Phaedo 74a-76e

Some thoughts: this is deliberately flying at a higher level than an "argument analysis" flies: what I mean by that is that I am using references like "74a-c" and NOT including line numbers. Another thing: I am trying to stir the pot here, to make you think about alternatives to Plato's ideas that might help us understand but also questions Plato's ideas.
 I hope that it will inform and enrich your argument analyses of this passage.

  1. 74a-c
    1. There is something that is equal, the equal itself.
      1. Note well that this means that the Form of Equality is itself Equal
        1. "self-predication of forms" means that the name of a form can be applied to the form itself: thus the Form of the Equal is equal.
      2. What can that possibly mean?
      3. It makes better sense, perhaps, to say that the Form of Redness is itself red, but what sense does it make to say that a single thing, by itself, is equal? Isn't "equality" inherently a relative thing such that a thing itself cannot be equal: it can only be equal to another thing? So how can the equal itself be one thing AND be equal (to what?)?
      4. Some, including Aristotle, Metaphysics 987b14-18, have suggested that Plato posited the Form (Equality)  as well as Intermediates (things that are perfectly equal)

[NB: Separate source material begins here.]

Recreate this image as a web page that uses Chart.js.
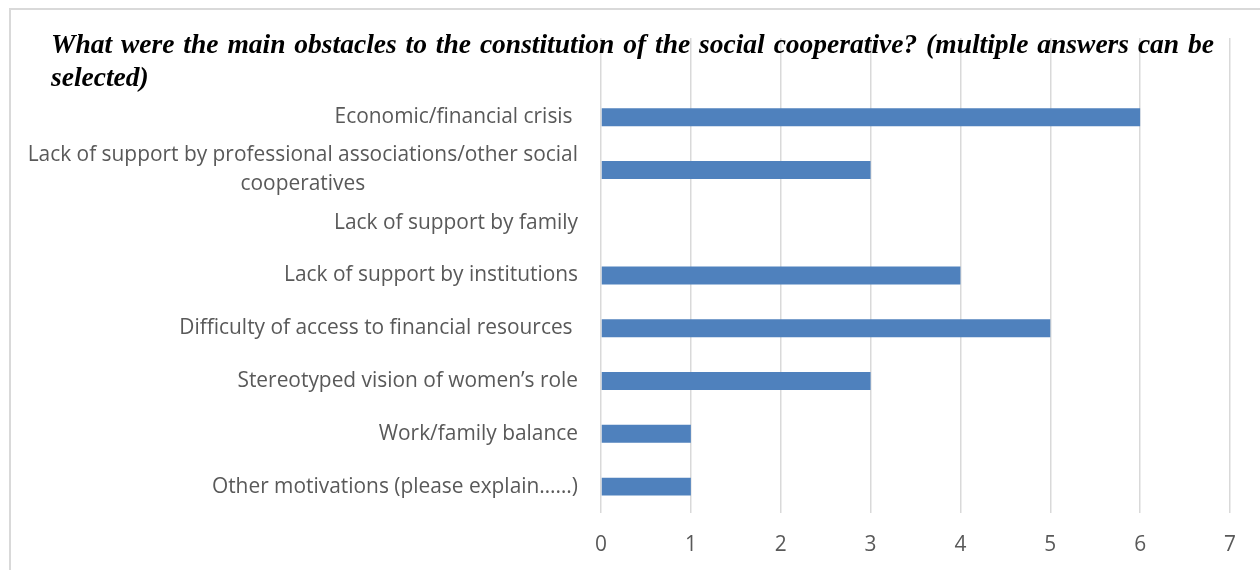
<!DOCTYPE html>
<html>
<head>
<meta charset="utf-8">
<script src="https://cdn.jsdelivr.net/npm/chart.js@4.4.1/dist/chart.umd.min.js"></script>
<style>
  html, body { margin: 0; padding: 0; background: #ffffff; }
  body { width: 1260px; height: 570px; position: relative; overflow: hidden; }
  #frame { position: absolute; left: 9px; top: 8px; width: 1260px; height: 570px;
           border-top: 2px solid #d9d9d9; border-left: 2px solid #d9d9d9; box-sizing: border-box; }
  #wrap { position: absolute; left: 0; top: 0; width: 1260px; height: 570px; }
  #title { position: absolute; left: 51px; top: 27px; width: 1163px;
           font-family: "Liberation Serif", "Times New Roman", serif; font-weight: bold; font-style: italic;
           font-size: 27.5px; line-height: 33px; color: #000; pointer-events: none; z-index: 2; }
  #title .l1 { text-align: justify; text-align-last: justify; white-space: normal; }
</style>
</head>
<body>
<div id="frame"></div>
<div id="wrap"><canvas id="c"></canvas></div>
<div id="title"><div class="l1">What were the main obstacles to the constitution of the social cooperative? (multiple answers can be</div><div class="l2">selected)</div></div>
<script>
const categories = [
  '',
  'Economic/financial crisis ',
  ['Lack of support by professional associations/other social', 'cooperatives'],
  'Lack of support by family',
  'Lack of support by institutions',
  'Difficulty of access to financial resources ',
  'Stereotyped vision of women\u2019s role',
  'Work/family balance',
  'Other motivations (please explain\u2026\u2026)'
];
const values = [null, 6, 3, 0, 4, 5, 3, 1, 1];
const xTicks = [0, 1, 2, 3, 4, 5, 6, 7];

const LABEL_FONT = '20.9px "Open Sans", sans-serif';
const LABEL_COLOR = '#595959';

const yLabelPlugin = {
  id: 'yLabels',
  afterDraw(chart) {
    const y = chart.scales.y;
    const ctx = chart.ctx;
    ctx.save();
    ctx.font = LABEL_FONT;
    ctx.fillStyle = LABEL_COLOR;
    ctx.textBaseline = 'middle';
    const right = chart.chartArea.left - 23;
    const lineH = 29;
    categories.forEach((lab, i) => {
      const lines = Array.isArray(lab) ? lab : [lab];
      const cy = y.getPixelForValue(i);
      const w = Math.max(...lines.map(l => ctx.measureText(l).width));
      lines.forEach((l, j) => {
        const ly = cy + (j - (lines.length - 1) / 2) * lineH;
        if (lines.length > 1) {
          ctx.textAlign = 'center';
          ctx.fillText(l, right - w / 2, ly);
        } else {
          ctx.textAlign = 'right';
          ctx.fillText(l, right, ly);
        }
      });
    });
    ctx.restore();
  }
};

new Chart(document.getElementById('c'), {
  type: 'bar',
  data: {
    labels: categories,
    datasets: [{
      data: values,
      backgroundColor: '#4f81bd',
      borderWidth: 0,
      categoryPercentage: 1.0,
      barPercentage: 0.34
    }]
  },
  options: {
    indexAxis: 'y',
    responsive: true,
    maintainAspectRatio: false,
    animation: false,
    layout: { padding: { top: 38, right: 30, left: 0, bottom: 0 } },
    plugins: { legend: { display: false }, tooltip: { enabled: false }, title: { display: false } },
    scales: {
      x: {
        min: 0, max: 7,
        afterBuildTicks: (s) => { s.ticks = xTicks.map(v => ({ value: v })); },
        grid: { color: '#d9d9d9', lineWidth: 1.5, drawTicks: false },
        border: { display: false },
        ticks: { color: LABEL_COLOR, font: { family: '"Open Sans", sans-serif', size: 20.9 }, padding: 20 },
        afterFit: (s) => { s.height = 57; }
      },
      y: {
        grid: { display: false },
        border: { display: false },
        ticks: { display: false },
        afterFit: (s) => { s.width = 601; }
      }
    }
  },
  plugins: [yLabelPlugin]
});
</script>
</body>
</html>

        1. But such things as Intermediates (like mathematical objects) are not explicitly mentioned by Plato
      5. Take the dictionary definition of 'equality':
        1. the state of having the same measure, quantity, amount, or number as another or others
      6. It uses a concept "same" which might be held to 'beg the question': is it just another way to say 'equal'?
      7. It also mentions 'others' which implies one thing and other things, not just one thing (but others may refer to people: see below)
      8. But is that dictionary definition itself "equal" in any meaningful way?
    2. Sensible things sometimes appear equal to one and unequal to another
    3. Equality always appears equal (to what? whom?).
      1. This moves away from what the 'equal' is to how it 'appears':
      2. anyone who encounters it will realize that it is equal and
      3. it cannot appear otherwise to anyone.
    4. Therefore, by 2 and 3, sensible equal things are not the same (as Equality).
    5. But from the sensible equal things, we come to grasp Equality.
  2. 74c-75c
    1. Seeing one thing and thinking of another was previously agreed to be recollection.
    2. Two sensible things that appear equal are somehow 'deficient' in their equality compared with Equality, which is 'really' equal.
    3. Whenever someone realizes that a thing is 'deficient' in some quality compared with another 'reality,' it must be the case that the person has prior knowledge of that other 'reality.'
    4. The only way we can grasp Equality (in our bodily state) is thru our senses.
    5. But our senses make us realize that everything we see falls short of its goal.
    6. Therefore, before we perceived these things, we must have had knowledge of Equality.
    7. Since birth, we have had sense perceptions (i.e. we have been in a bodily state).
    8. Thus our knowledge of Equality must predate birth (it must predate our bodily state).
  3. 75c-76e
    1.  Therefore, we knew before birth Equality, Greatness, Smallness, Beautiful, Good, Just, Pious, etc.
    2. If we had it then, but don't have it now, and we discover it by looking at sensibles, we are recollecting knowledge of these things.
    3. Thus learning is recollection.
    4. And if we had knowledge of these things before birth, we must have existed before birth and been intelligent then.
    5. If the Forms exist, and we refer the things we perceive to them, then just as they exist, so our soul must have existed before birth.
    6. If the Forms do not exist, then the argument for the soul pre-existing our current bodily existence is futile.